## Start

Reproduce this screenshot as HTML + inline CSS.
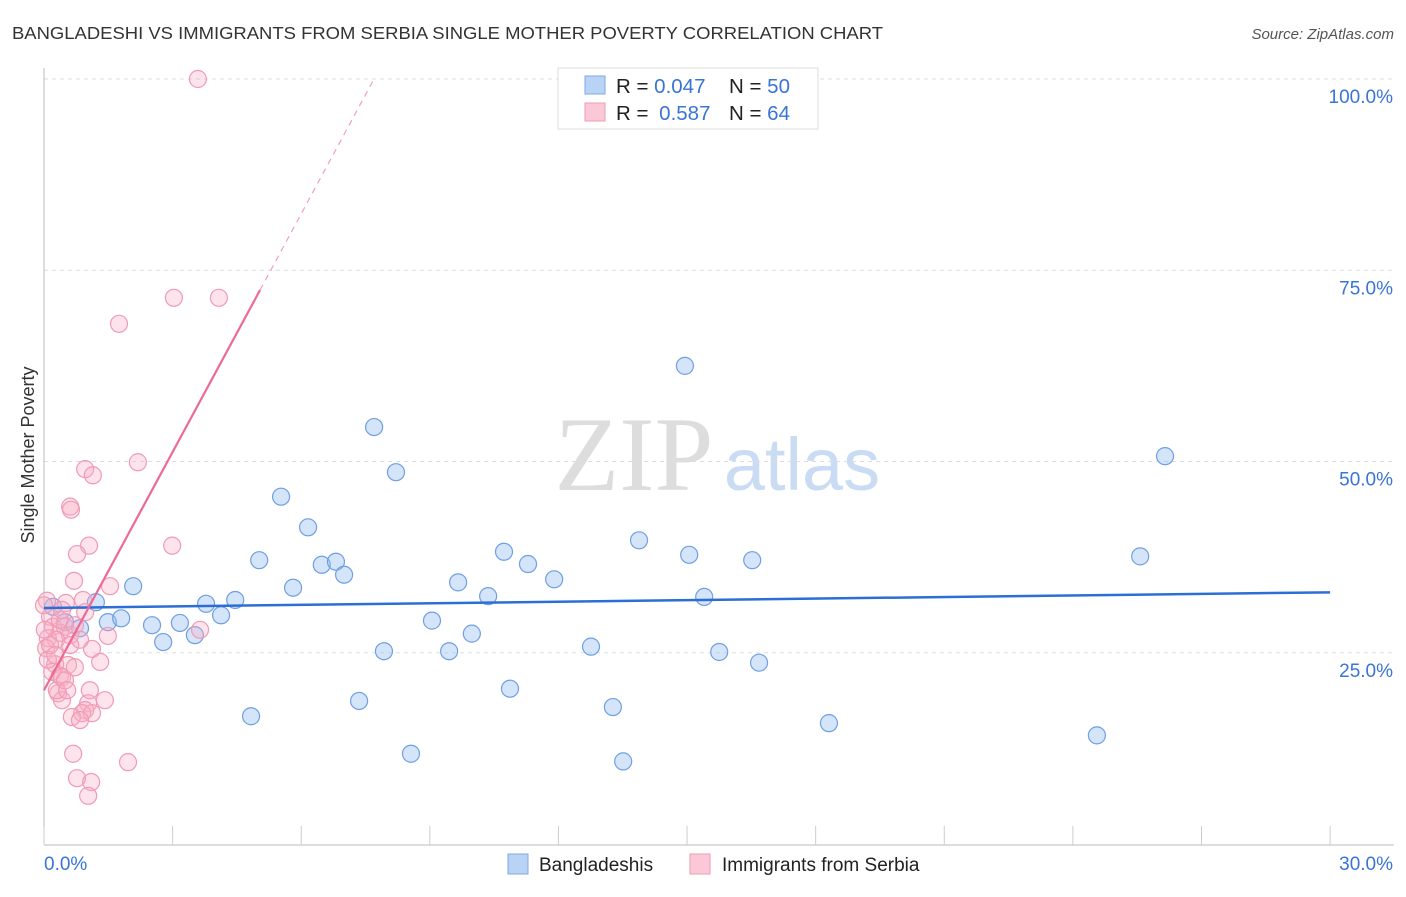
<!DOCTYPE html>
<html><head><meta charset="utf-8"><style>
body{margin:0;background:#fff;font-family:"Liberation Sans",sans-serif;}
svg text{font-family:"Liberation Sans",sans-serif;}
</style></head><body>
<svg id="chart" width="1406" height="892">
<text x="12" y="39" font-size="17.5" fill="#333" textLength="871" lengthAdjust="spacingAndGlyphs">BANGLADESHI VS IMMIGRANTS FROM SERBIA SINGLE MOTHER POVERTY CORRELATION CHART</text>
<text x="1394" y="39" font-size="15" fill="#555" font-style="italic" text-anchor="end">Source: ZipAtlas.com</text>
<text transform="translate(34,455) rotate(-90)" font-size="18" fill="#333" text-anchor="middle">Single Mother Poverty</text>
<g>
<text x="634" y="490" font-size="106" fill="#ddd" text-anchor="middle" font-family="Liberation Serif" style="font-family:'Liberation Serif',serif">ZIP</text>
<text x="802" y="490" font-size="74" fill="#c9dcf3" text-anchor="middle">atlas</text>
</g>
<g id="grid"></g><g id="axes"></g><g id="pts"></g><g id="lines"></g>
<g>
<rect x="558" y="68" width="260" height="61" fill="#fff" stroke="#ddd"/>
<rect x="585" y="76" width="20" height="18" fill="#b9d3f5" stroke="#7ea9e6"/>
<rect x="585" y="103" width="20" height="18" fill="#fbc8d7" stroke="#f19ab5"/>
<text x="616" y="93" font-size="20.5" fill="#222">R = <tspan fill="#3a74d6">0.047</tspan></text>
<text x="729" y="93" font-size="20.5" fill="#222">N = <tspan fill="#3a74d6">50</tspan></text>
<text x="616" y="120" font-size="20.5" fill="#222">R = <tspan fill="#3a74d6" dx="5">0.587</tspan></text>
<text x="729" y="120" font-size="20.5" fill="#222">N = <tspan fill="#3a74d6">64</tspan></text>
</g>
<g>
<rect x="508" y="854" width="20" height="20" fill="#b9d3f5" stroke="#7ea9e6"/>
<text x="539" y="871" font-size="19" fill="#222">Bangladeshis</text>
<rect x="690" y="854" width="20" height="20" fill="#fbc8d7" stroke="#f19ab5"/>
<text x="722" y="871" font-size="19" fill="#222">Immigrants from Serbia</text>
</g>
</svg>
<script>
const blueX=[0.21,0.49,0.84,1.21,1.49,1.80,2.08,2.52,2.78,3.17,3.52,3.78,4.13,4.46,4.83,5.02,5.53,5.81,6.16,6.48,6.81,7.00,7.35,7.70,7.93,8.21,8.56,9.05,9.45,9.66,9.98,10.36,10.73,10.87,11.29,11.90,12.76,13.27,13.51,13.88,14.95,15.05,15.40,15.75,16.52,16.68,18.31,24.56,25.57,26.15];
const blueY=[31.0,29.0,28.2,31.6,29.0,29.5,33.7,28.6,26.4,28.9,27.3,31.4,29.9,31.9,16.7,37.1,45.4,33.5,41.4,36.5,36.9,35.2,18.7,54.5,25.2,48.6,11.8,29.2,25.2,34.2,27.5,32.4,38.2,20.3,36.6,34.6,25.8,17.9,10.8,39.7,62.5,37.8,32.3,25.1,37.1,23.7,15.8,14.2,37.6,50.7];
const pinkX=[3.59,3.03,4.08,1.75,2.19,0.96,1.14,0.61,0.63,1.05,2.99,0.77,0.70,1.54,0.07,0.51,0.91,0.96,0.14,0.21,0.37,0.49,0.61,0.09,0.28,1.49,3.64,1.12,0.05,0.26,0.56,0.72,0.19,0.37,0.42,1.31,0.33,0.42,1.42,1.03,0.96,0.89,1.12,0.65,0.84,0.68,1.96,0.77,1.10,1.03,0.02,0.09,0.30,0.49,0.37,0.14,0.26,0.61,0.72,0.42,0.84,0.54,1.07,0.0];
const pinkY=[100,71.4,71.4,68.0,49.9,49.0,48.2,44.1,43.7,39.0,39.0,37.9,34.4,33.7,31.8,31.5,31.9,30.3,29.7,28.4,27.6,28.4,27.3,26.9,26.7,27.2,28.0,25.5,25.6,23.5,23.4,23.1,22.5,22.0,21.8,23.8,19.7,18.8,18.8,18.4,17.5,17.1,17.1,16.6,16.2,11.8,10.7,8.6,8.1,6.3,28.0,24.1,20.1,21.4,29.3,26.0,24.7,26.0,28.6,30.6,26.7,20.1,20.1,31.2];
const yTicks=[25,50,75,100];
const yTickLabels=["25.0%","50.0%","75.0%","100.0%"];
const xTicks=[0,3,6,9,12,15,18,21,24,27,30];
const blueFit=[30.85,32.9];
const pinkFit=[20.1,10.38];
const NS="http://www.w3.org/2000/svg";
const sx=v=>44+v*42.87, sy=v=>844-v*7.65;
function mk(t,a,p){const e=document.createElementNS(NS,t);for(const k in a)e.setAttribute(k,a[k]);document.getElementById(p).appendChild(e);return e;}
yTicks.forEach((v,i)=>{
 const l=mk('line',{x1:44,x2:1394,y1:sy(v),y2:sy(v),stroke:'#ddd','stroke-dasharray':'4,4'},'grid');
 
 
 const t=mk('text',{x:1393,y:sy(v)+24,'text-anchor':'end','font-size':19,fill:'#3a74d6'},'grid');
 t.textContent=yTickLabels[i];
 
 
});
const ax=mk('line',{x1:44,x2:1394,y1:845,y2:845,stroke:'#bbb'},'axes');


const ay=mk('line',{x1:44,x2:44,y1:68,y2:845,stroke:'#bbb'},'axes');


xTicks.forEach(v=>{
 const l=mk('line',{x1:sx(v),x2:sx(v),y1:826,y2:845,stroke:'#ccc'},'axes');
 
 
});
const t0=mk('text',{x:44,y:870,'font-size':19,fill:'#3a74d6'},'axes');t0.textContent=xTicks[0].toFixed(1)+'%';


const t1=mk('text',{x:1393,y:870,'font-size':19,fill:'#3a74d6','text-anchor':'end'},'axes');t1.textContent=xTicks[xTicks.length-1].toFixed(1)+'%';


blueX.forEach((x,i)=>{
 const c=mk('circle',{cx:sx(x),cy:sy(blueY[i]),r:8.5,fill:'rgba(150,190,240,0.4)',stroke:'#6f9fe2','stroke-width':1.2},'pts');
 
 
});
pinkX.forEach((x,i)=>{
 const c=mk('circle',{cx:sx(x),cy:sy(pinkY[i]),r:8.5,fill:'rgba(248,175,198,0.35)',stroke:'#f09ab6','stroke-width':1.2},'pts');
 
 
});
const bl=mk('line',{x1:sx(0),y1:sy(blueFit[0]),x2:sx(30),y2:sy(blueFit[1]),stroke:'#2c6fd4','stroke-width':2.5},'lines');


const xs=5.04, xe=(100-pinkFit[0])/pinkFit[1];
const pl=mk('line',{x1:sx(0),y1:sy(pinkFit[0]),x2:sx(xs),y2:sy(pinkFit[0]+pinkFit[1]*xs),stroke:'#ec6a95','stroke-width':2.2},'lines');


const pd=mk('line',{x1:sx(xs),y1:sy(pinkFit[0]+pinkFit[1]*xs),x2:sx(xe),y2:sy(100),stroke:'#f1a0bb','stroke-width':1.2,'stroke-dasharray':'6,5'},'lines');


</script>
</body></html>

## End

Make an exact copy of the whole listing, but don't bring over any pictures.

[RIGHT ANSWER]
Reproduce this screenshot as HTML + inline CSS.
<!DOCTYPE html>
<html><head><meta charset="utf-8"><style>
body{margin:0;background:#fff;font-family:"Liberation Sans",sans-serif;}
svg text{font-family:"Liberation Sans",sans-serif;}
</style></head><body>
<svg id="chart" width="1406" height="892">
<text x="12" y="39" font-size="17.5" fill="#333" textLength="871" lengthAdjust="spacingAndGlyphs">BANGLADESHI VS IMMIGRANTS FROM SERBIA SINGLE MOTHER POVERTY CORRELATION CHART</text>
<text x="1394" y="39" font-size="15" fill="#555" font-style="italic" text-anchor="end">Source: ZipAtlas.com</text>
<text transform="translate(34,455) rotate(-90)" font-size="18" fill="#333" text-anchor="middle">Single Mother Poverty</text>
<g>
<text x="634" y="490" font-size="106" fill="#ddd" text-anchor="middle" font-family="Liberation Serif" style="font-family:'Liberation Serif',serif">ZIP</text>
<text x="802" y="490" font-size="74" fill="#c9dcf3" text-anchor="middle">atlas</text>
</g>
<g id="grid"></g><g id="axes"></g><g id="pts"></g><g id="lines"></g>
<g>
<rect x="558" y="68" width="260" height="61" fill="#fff" stroke="#ddd"/>
<rect x="585" y="76" width="20" height="18" fill="#b9d3f5" stroke="#7ea9e6"/>
<rect x="585" y="103" width="20" height="18" fill="#fbc8d7" stroke="#f19ab5"/>
<text x="616" y="93" font-size="20.5" fill="#222">R = <tspan fill="#3a74d6">0.047</tspan></text>
<text x="729" y="93" font-size="20.5" fill="#222">N = <tspan fill="#3a74d6">50</tspan></text>
<text x="616" y="120" font-size="20.5" fill="#222">R = <tspan fill="#3a74d6" dx="5">0.587</tspan></text>
<text x="729" y="120" font-size="20.5" fill="#222">N = <tspan fill="#3a74d6">64</tspan></text>
</g>
<g>
<rect x="508" y="854" width="20" height="20" fill="#b9d3f5" stroke="#7ea9e6"/>
<text x="539" y="871" font-size="19" fill="#222">Bangladeshis</text>
<rect x="690" y="854" width="20" height="20" fill="#fbc8d7" stroke="#f19ab5"/>
<text x="722" y="871" font-size="19" fill="#222">Immigrants from Serbia</text>
</g>
</svg>
<script>
const blueX=[0.21,0.49,0.84,1.21,1.49,1.80,2.08,2.52,2.78,3.17,3.52,3.78,4.13,4.46,4.83,5.02,5.53,5.81,6.16,6.48,6.81,7.00,7.35,7.70,7.93,8.21,8.56,9.05,9.45,9.66,9.98,10.36,10.73,10.87,11.29,11.90,12.76,13.27,13.51,13.88,14.95,15.05,15.40,15.75,16.52,16.68,18.31,24.56,25.57,26.15];
const blueY=[31.0,29.0,28.2,31.6,29.0,29.5,33.7,28.6,26.4,28.9,27.3,31.4,29.9,31.9,16.7,37.1,45.4,33.5,41.4,36.5,36.9,35.2,18.7,54.5,25.2,48.6,11.8,29.2,25.2,34.2,27.5,32.4,38.2,20.3,36.6,34.6,25.8,17.9,10.8,39.7,62.5,37.8,32.3,25.1,37.1,23.7,15.8,14.2,37.6,50.7];
const pinkX=[3.59,3.03,4.08,1.75,2.19,0.96,1.14,0.61,0.63,1.05,2.99,0.77,0.70,1.54,0.07,0.51,0.91,0.96,0.14,0.21,0.37,0.49,0.61,0.09,0.28,1.49,3.64,1.12,0.05,0.26,0.56,0.72,0.19,0.37,0.42,1.31,0.33,0.42,1.42,1.03,0.96,0.89,1.12,0.65,0.84,0.68,1.96,0.77,1.10,1.03,0.02,0.09,0.30,0.49,0.37,0.14,0.26,0.61,0.72,0.42,0.84,0.54,1.07,0.0];
const pinkY=[100,71.4,71.4,68.0,49.9,49.0,48.2,44.1,43.7,39.0,39.0,37.9,34.4,33.7,31.8,31.5,31.9,30.3,29.7,28.4,27.6,28.4,27.3,26.9,26.7,27.2,28.0,25.5,25.6,23.5,23.4,23.1,22.5,22.0,21.8,23.8,19.7,18.8,18.8,18.4,17.5,17.1,17.1,16.6,16.2,11.8,10.7,8.6,8.1,6.3,28.0,24.1,20.1,21.4,29.3,26.0,24.7,26.0,28.6,30.6,26.7,20.1,20.1,31.2];
const yTicks=[25,50,75,100];
const yTickLabels=["25.0%","50.0%","75.0%","100.0%"];
const xTicks=[0,3,6,9,12,15,18,21,24,27,30];
const blueFit=[30.85,32.9];
const pinkFit=[20.1,10.38];
const NS="http://www.w3.org/2000/svg";
const sx=v=>44+v*42.87, sy=v=>844-v*7.65;
function mk(t,a,p){const e=document.createElementNS(NS,t);for(const k in a)e.setAttribute(k,a[k]);document.getElementById(p).appendChild(e);return e;}
yTicks.forEach((v,i)=>{
 const l=mk('line',{x1:44,x2:1394,y1:sy(v),y2:sy(v),stroke:'#ddd','stroke-dasharray':'4,4'},'grid');
 
 
 const t=mk('text',{x:1393,y:sy(v)+24,'text-anchor':'end','font-size':19,fill:'#3a74d6'},'grid');
 t.textContent=yTickLabels[i];
 
 
});
const ax=mk('line',{x1:44,x2:1394,y1:845,y2:845,stroke:'#bbb'},'axes');


const ay=mk('line',{x1:44,x2:44,y1:68,y2:845,stroke:'#bbb'},'axes');


xTicks.forEach(v=>{
 const l=mk('line',{x1:sx(v),x2:sx(v),y1:826,y2:845,stroke:'#ccc'},'axes');
 
 
});
const t0=mk('text',{x:44,y:870,'font-size':19,fill:'#3a74d6'},'axes');t0.textContent=xTicks[0].toFixed(1)+'%';


const t1=mk('text',{x:1393,y:870,'font-size':19,fill:'#3a74d6','text-anchor':'end'},'axes');t1.textContent=xTicks[xTicks.length-1].toFixed(1)+'%';


blueX.forEach((x,i)=>{
 const c=mk('circle',{cx:sx(x),cy:sy(blueY[i]),r:8.5,fill:'rgba(150,190,240,0.4)',stroke:'#6f9fe2','stroke-width':1.2},'pts');
 
 
});
pinkX.forEach((x,i)=>{
 const c=mk('circle',{cx:sx(x),cy:sy(pinkY[i]),r:8.5,fill:'rgba(248,175,198,0.35)',stroke:'#f09ab6','stroke-width':1.2},'pts');
 
 
});
const bl=mk('line',{x1:sx(0),y1:sy(blueFit[0]),x2:sx(30),y2:sy(blueFit[1]),stroke:'#2c6fd4','stroke-width':2.5},'lines');


const xs=5.04, xe=(100-pinkFit[0])/pinkFit[1];
const pl=mk('line',{x1:sx(0),y1:sy(pinkFit[0]),x2:sx(xs),y2:sy(pinkFit[0]+pinkFit[1]*xs),stroke:'#ec6a95','stroke-width':2.2},'lines');


const pd=mk('line',{x1:sx(xs),y1:sy(pinkFit[0]+pinkFit[1]*xs),x2:sx(xe),y2:sy(100),stroke:'#f1a0bb','stroke-width':1.2,'stroke-dasharray':'6,5'},'lines');


</script>
</body></html>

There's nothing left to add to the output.